### Data
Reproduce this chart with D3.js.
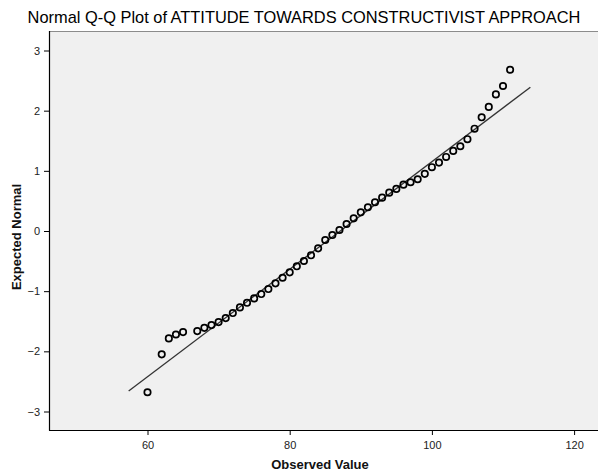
<!DOCTYPE html>
<html>
<head>
<meta charset="utf-8">
<script src="https://cdn.jsdelivr.net/npm/d3@7"></script>
<style>
  html, body { margin: 0; padding: 0; background: #fff; }
  svg { display: block; }
</style>
</head>
<body>
<svg id="chart" width="598" height="474"></svg>
<script>
const observed = [60, 62, 63, 64, 65, 67, 68, 69, 70, 71, 72, 73, 74, 75, 76, 77, 78, 79, 80, 81, 82, 83, 84, 85, 86, 87, 88, 89, 90, 91, 92, 93, 94, 95, 96, 97, 98, 99, 100, 101, 102, 103, 104, 105, 106, 107, 108, 109, 110, 111];
const expected = [-2.68, -2.05, -1.785, -1.72, -1.68, -1.664, -1.61, -1.564, -1.514, -1.448, -1.364, -1.27, -1.193, -1.12, -1.048, -0.965, -0.87, -0.777, -0.687, -0.587, -0.499, -0.404, -0.288, -0.15, -0.067, 0.017, 0.116, 0.21, 0.31, 0.394, 0.477, 0.554, 0.637, 0.70, 0.77, 0.81, 0.86, 0.95, 1.06, 1.137, 1.231, 1.331, 1.409, 1.526, 1.70, 1.89, 2.063, 2.27, 2.41, 2.68];
const lineX = [57.35, 113.85];
const lineY = [-2.66, 2.39];
const xTicks = [60, 80, 100, 120];
const yTicks = [-3, -2, -1, 0, 1, 2, 3];
const titleText = "Normal Q-Q Plot of ATTITUDE TOWARDS CONSTRUCTIVIST APPROACH";
const xLabel = "Observed Value";
const yLabel = "Expected Normal";

const svg = d3.select("#chart");
const font = "'Liberation Sans', Arial, sans-serif";

const plot = { left: 49, top: 31, right: 602, bottom: 430 };
const x = d3.scaleLinear().domain([60, 120]).range([147.5, 574.1]);
const y = d3.scaleLinear().domain([-3, 3]).range([411.5, 50.5]);

// plot background
svg.append("rect")
  .attr("x", plot.left).attr("y", plot.top)
  .attr("width", plot.right - plot.left).attr("height", plot.bottom - plot.top)
  .attr("fill", "#f0f0f0");

// top border (grey)
svg.append("line")
  .attr("x1", plot.left).attr("x2", plot.right)
  .attr("y1", plot.top + 0.5).attr("y2", plot.top + 0.5)
  .attr("stroke", "#8c8c8c").attr("stroke-width", 1);

// axes
const xAxis = d3.axisBottom(x).tickValues(xTicks).tickSize(5).tickPadding(6).tickFormat(d3.format("d"));
const yAxis = d3.axisLeft(y).tickValues(yTicks).tickSize(5).tickPadding(4).tickFormat(d3.format("d"));

const gx = svg.append("g").attr("transform", `translate(0,${plot.bottom})`).call(xAxis);
const gy = svg.append("g").attr("transform", `translate(${plot.left},0)`).call(yAxis);
[gx, gy].forEach(g => {
  g.select(".domain").remove();
  g.selectAll(".tick line").attr("stroke", "#000").attr("stroke-width", 1);
  g.selectAll(".tick text").attr("fill", "#222").style("font-family", font).style("font-size", "11px");
});

// left & bottom border lines
svg.append("line")
  .attr("x1", plot.left + 0.5).attr("x2", plot.left + 0.5)
  .attr("y1", plot.top).attr("y2", plot.bottom + 0.5)
  .attr("stroke", "#000").attr("stroke-width", 1.2);
svg.append("line")
  .attr("x1", plot.left).attr("x2", plot.right)
  .attr("y1", plot.bottom + 0.5).attr("y2", plot.bottom + 0.5)
  .attr("stroke", "#000").attr("stroke-width", 1.2);

// reference line
svg.append("line")
  .attr("x1", x(lineX[0])).attr("y1", y(lineY[0]))
  .attr("x2", x(lineX[1])).attr("y2", y(lineY[1]))
  .attr("stroke", "#333").attr("stroke-width", 1.3);

// points
svg.append("g").selectAll("circle")
  .data(observed.map((v, i) => ({ v, e: expected[i] })))
  .join("circle")
  .attr("cx", d => x(d.v)).attr("cy", d => y(d.e))
  .attr("r", 3.2)
  .attr("fill", "none")
  .attr("stroke", "#000")
  .attr("stroke-width", 1.7);

// title
svg.append("text")
  .attr("x", 304).attr("y", 23)
  .attr("text-anchor", "middle")
  .style("font-family", font).style("font-size", "16.4px")
  .attr("fill", "#000")
  .text(titleText);

// axis labels
svg.append("text")
  .attr("x", 320).attr("y", 469)
  .attr("text-anchor", "middle")
  .style("font-family", font).style("font-size", "13px").style("font-weight", "bold")
  .attr("fill", "#111")
  .text(xLabel);

svg.append("text")
  .attr("transform", `translate(21,237) rotate(-90)`)
  .attr("text-anchor", "middle")
  .style("font-family", font).style("font-size", "13px").style("font-weight", "bold")
  .attr("fill", "#111")
  .text(yLabel);
</script>
</body>
</html>
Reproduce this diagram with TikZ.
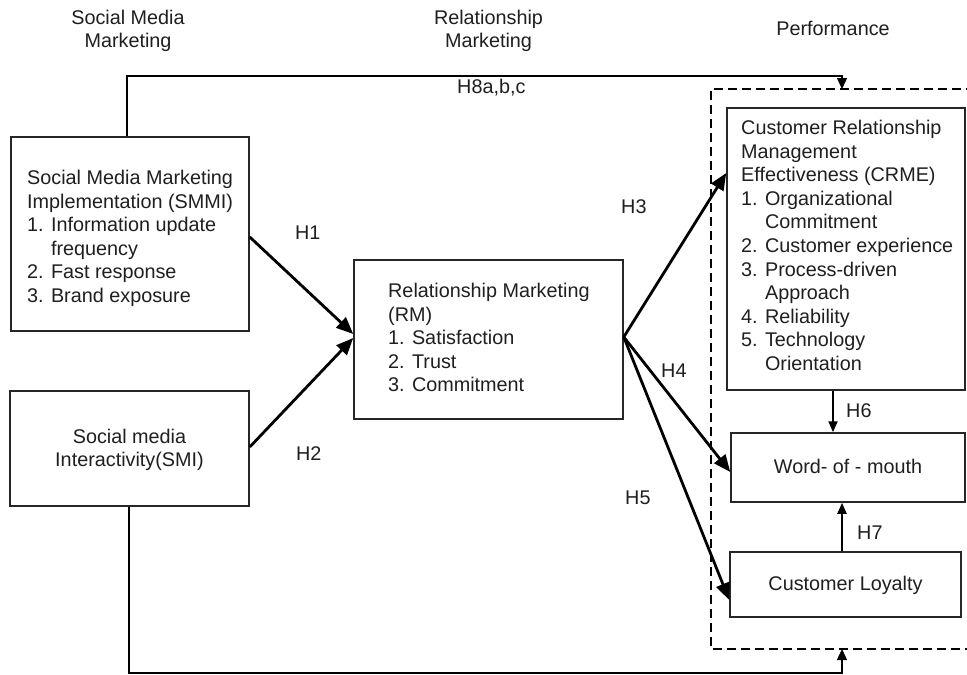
\documentclass[tikz,border=0pt]{standalone}
\usepackage{fontspec}
\setmainfont{Liberation Sans}
\usetikzlibrary{arrows.meta}
\begin{document}
\begin{tikzpicture}[x=1pt,y=-1pt,
  box/.style={draw=black!85,line width=1.5pt,rectangle,inner sep=0pt},
  txt/.style={inner sep=0pt,align=left,text=black!88,font=\fontsize{19.8}{23.6}\selectfont},
  lbl/.style={inner sep=0pt,text=black!88,font=\fontsize{19.8}{23.6}\selectfont},
  big/.style={line width=2.8pt,-{Triangle[length=17pt,width=14pt]}},
  mid/.style={line width=2pt,-{Triangle[length=11pt,width=9pt]}},
  thin/.style={line width=1.4pt},
  thinarr/.style={line width=1.4pt,-{Triangle[length=11pt,width=10pt]}},
  dashbox/.style={line width=2.4pt,dash pattern=on 9pt off 5pt}
]
\useasboundingbox (0,0) rectangle (967,675);
\fill[white] (0,0) rectangle (967,675);

% boxes
\node[box,minimum width=238pt,minimum height=194pt] (smmi) at (130,234) {};
\node[box,minimum width=239pt,minimum height=115pt] (smi) at (129.5,448.5) {};
\node[box,minimum width=269pt,minimum height=159pt] (rm) at (488.5,339.5) {};
\node[box,minimum width=238pt,minimum height=282pt] (crme) at (846,249) {};
\node[box,minimum width=234pt,minimum height=69pt] (wom) at (848,467.5) {};
\node[box,minimum width=231pt,minimum height=65pt] (cl) at (845.5,584.5) {};

% box texts
\node[txt,anchor=north west] (smmit) at (27,170) {Social Media Marketing\\Implementation (SMMI)\\1. Information update\\\phantom{1. }frequency\\2. Fast response\\3. Brand exposure};
\node[txt,align=center] (smit) at (129.5,450) {Social media\\Interactivity(SMI)};
\node[txt,anchor=north west] (rmt) at (388,283) {Relationship Marketing\\(RM)\\1. Satisfaction\\2. Trust\\3. Commitment};
\node[txt,anchor=north west] (crmet) at (741,120) {Customer Relationship\\Management\\Effectiveness (CRME)\\1. Organizational\\\phantom{1. }Commitment\\2. Customer experience\\3. Process-driven\\\phantom{3. }Approach\\4. Reliability\\5. Technology\\\phantom{5. }Orientation};
\node[lbl,anchor=base] (womt) at (848,473) {Word- of - mouth};
\node[lbl,anchor=base] (clt) at (845.5,590) {Customer Loyalty};

% headings
\node[txt,align=center] (h1t) at (128,31) {Social Media\\Marketing};
\node[txt,align=center] (h2t) at (488.5,31) {Relationship\\Marketing};
\node[lbl,anchor=base] (h3t) at (833,35) {Performance};

% dashed performance frame
\coordinate (dtop) at (842,89);
\coordinate (dbot) at (842,649);
\draw[dashbox] (975,89) -- (711,89) -- (711,649) -- (975,649);

% hypotheses arrows
\coordinate (rmout) at ([yshift=2.5pt]rm.east);
\draw[big] ([yshift=-3pt]smmi.east) -- ([yshift=5.5pt]rm.west);
\draw[big] ([yshift=1.5pt]smi.east) -- ([yshift=1.5pt]rm.west);
\draw[big] (rmout) -- ([yshift=76pt]crme.west);
\draw[big] (rmout) -- ([yshift=-4.5pt]wom.west);
\draw[big] (rmout) -- ([yshift=-15.5pt]cl.west);
\draw[mid] ([xshift=-13pt]crme.south) -- ([xshift=-13pt]crme.south |- wom.north);
\draw[mid] ([xshift=-3.5pt]cl.north) -- ([xshift=-3.5pt]cl.north |- wom.south);
\draw[thinarr] ([xshift=-3pt]smmi.north) |- ([yshift=13pt]dtop) -- (dtop);
\draw[thinarr] ([xshift=-0.5pt]smi.south) |- ([yshift=-24pt]dbot) -- (dbot);

% labels
\node[lbl,anchor=base west] (l8) at (457,93) {H8a,b,c};
\node[lbl,anchor=base west] (l1) at (295,239) {H1};
\node[lbl,anchor=base west] (l2) at (296,460) {H2};
\node[lbl,anchor=base west] (l3) at (621,213) {H3};
\node[lbl,anchor=base west] (l4) at (661,377) {H4};
\node[lbl,anchor=base west] (l5) at (625,504) {H5};
\node[lbl,anchor=base west] (l6) at (846,417) {H6};
\node[lbl,anchor=base west] (l7) at (857,539) {H7};
\end{tikzpicture}
\end{document}
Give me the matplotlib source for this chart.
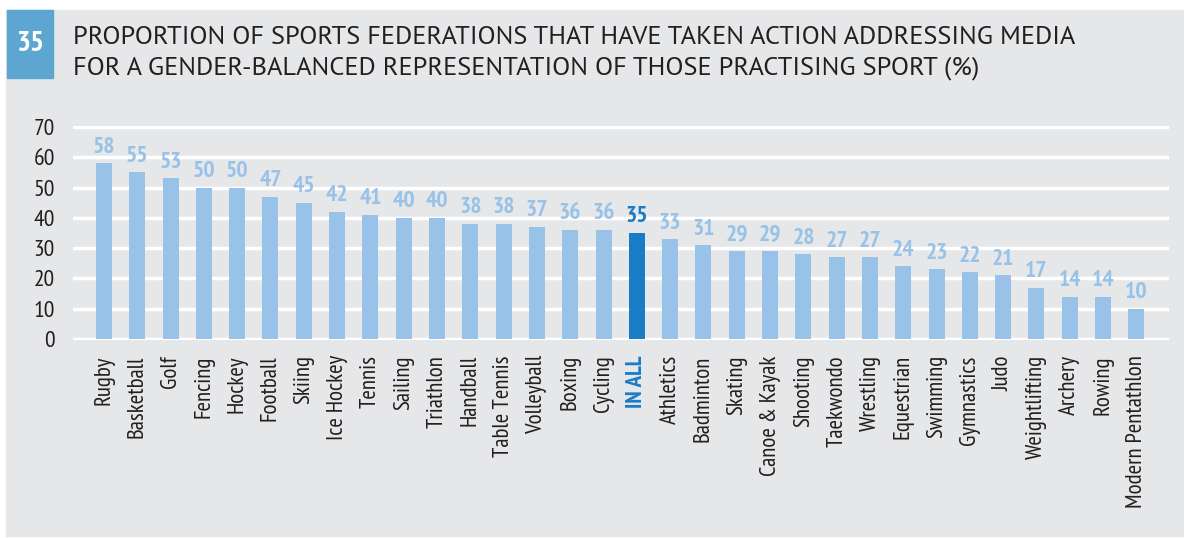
import matplotlib.pyplot as plt
from matplotlib.patches import Rectangle

# federations and share (%) that took media action
sports = ["Rugby", "Basketball", "Golf", "Fencing", "Hockey", "Football", "Skiing",
          "Ice Hockey", "Tennis", "Sailing", "Triathlon", "Handball", "Table Tennis",
          "Volleyball", "Boxing", "Cycling", "IN ALL", "Athletics", "Badminton",
          "Skating", "Canoe & Kayak", "Shooting", "Taekwondo", "Wrestling",
          "Equestrian", "Swimming", "Gymnastics", "Judo", "Weightlifting",
          "Archery", "Rowing", "Modern Pentathlon"]
values = [58, 55, 53, 50, 50, 47, 45, 42, 41, 40, 40, 38, 38, 37, 36, 36, 35,
          33, 31, 29, 29, 28, 27, 27, 24, 23, 22, 21, 17, 14, 14, 10]
yticks = [0, 10, 20, 30, 40, 50, 60, 70]
total_label = "IN ALL"

light = "#99c2e8"
dark = "#1a7cc6"
panel = "#e6e7e8"
text_col = "#231f20"
narrow = ["PT Sans Narrow", "DejaVu Sans"]
title_font = ["PT Sans", "DejaVu Sans"]

fig = plt.figure(figsize=(11.84, 5.38), dpi=100)
fig.patch.set_facecolor("white")

W, H = 1184, 538
# grey panel and number box
fig.patches.append(Rectangle((6 / W, 2 / H), 1 - 6 / W, 526 / H,
                             transform=fig.transFigure, color=panel, zorder=0))
fig.patches.append(Rectangle((7 / W, (H - 78) / H), 46 / W, 68 / H,
                             transform=fig.transFigure, color="#5ea6d2", zorder=1))
fig.text(30 / W, (H - 44) / H, "35", color="white", fontsize=21, fontweight="bold",
         family=narrow, ha="center", va="center")
fig.text(73 / W, (H - 37) / H,
         "PROPORTION OF SPORTS FEDERATIONS THAT HAVE TAKEN ACTION ADDRESSING MEDIA",
         color=text_col, fontsize=19, family=title_font, va="center")
fig.text(73 / W, (H - 68) / H,
         "FOR A GENDER-BALANCED REPRESENTATION OF THOSE PRACTISING SPORT (%)",
         color=text_col, fontsize=19, family=title_font, va="center")

px = 212 / 70
ax = fig.add_axes([73 / W, (199 - 0.3 * px) / H, 1096 / W, (212 + 0.6 * px) / H])
ax.set_zorder(3)
ax.set_facecolor("none")
x = list(range(len(sports)))
colors = [dark if s == total_label else light for s in sports]
ax.bar(x, values, width=0.48, color=colors, zorder=3)

for i, v in enumerate(values):
    ax.annotate(str(v), (i, v), xytext=(0, 4), textcoords="offset points",
                ha="center", va="bottom", fontsize=17, fontweight="bold",
                family=narrow, color=colors[i])

ax.set_xlim(-0.93, 31.98)
ax.set_ylim(-0.3, 70.3)
ax.set_yticks(yticks)
ax.set_yticklabels([str(t) for t in yticks], fontsize=17, family=narrow, color=text_col)
ax.set_xticks(x)
ax.set_xticklabels(sports, rotation=90, fontsize=16.5, family=narrow, color=text_col)
for lbl in ax.get_xticklabels():
    if lbl.get_text() == total_label:
        lbl.set_color(dark)
        lbl.set_fontweight("bold")
ax.tick_params(axis="both", length=0)
ax.tick_params(axis="y", pad=13)
ax.tick_params(axis="x", pad=11)
ax.grid(axis="y", color="white", linewidth=2.5, zorder=1)
for s in ax.spines.values():
    s.set_visible(False)

fig.savefig("out.png", dpi=100)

### Work to complete
Return only the lines running from the top of the data to the line that holds "const y = d3.scaleLinear().domain([-3, 3]).range([411.5, 50.5]);". Include both of those lines, but skip the pictures.

### Solution to this task
Reproduce this chart with D3.js.
<!DOCTYPE html>
<html>
<head>
<meta charset="utf-8">
<script src="https://cdn.jsdelivr.net/npm/d3@7"></script>
<style>
  html, body { margin: 0; padding: 0; background: #fff; }
  svg { display: block; }
</style>
</head>
<body>
<svg id="chart" width="598" height="474"></svg>
<script>
const observed = [60, 62, 63, 64, 65, 67, 68, 69, 70, 71, 72, 73, 74, 75, 76, 77, 78, 79, 80, 81, 82, 83, 84, 85, 86, 87, 88, 89, 90, 91, 92, 93, 94, 95, 96, 97, 98, 99, 100, 101, 102, 103, 104, 105, 106, 107, 108, 109, 110, 111];
const expected = [-2.68, -2.05, -1.785, -1.72, -1.68, -1.664, -1.61, -1.564, -1.514, -1.448, -1.364, -1.27, -1.193, -1.12, -1.048, -0.965, -0.87, -0.777, -0.687, -0.587, -0.499, -0.404, -0.288, -0.15, -0.067, 0.017, 0.116, 0.21, 0.31, 0.394, 0.477, 0.554, 0.637, 0.70, 0.77, 0.81, 0.86, 0.95, 1.06, 1.137, 1.231, 1.331, 1.409, 1.526, 1.70, 1.89, 2.063, 2.27, 2.41, 2.68];
const lineX = [57.35, 113.85];
const lineY = [-2.66, 2.39];
const xTicks = [60, 80, 100, 120];
const yTicks = [-3, -2, -1, 0, 1, 2, 3];
const titleText = "Normal Q-Q Plot of ATTITUDE TOWARDS CONSTRUCTIVIST APPROACH";
const xLabel = "Observed Value";
const yLabel = "Expected Normal";

const svg = d3.select("#chart");
const font = "'Liberation Sans', Arial, sans-serif";

const plot = { left: 49, top: 31, right: 602, bottom: 430 };
const x = d3.scaleLinear().domain([60, 120]).range([147.5, 574.1]);
const y = d3.scaleLinear().domain([-3, 3]).range([411.5, 50.5]);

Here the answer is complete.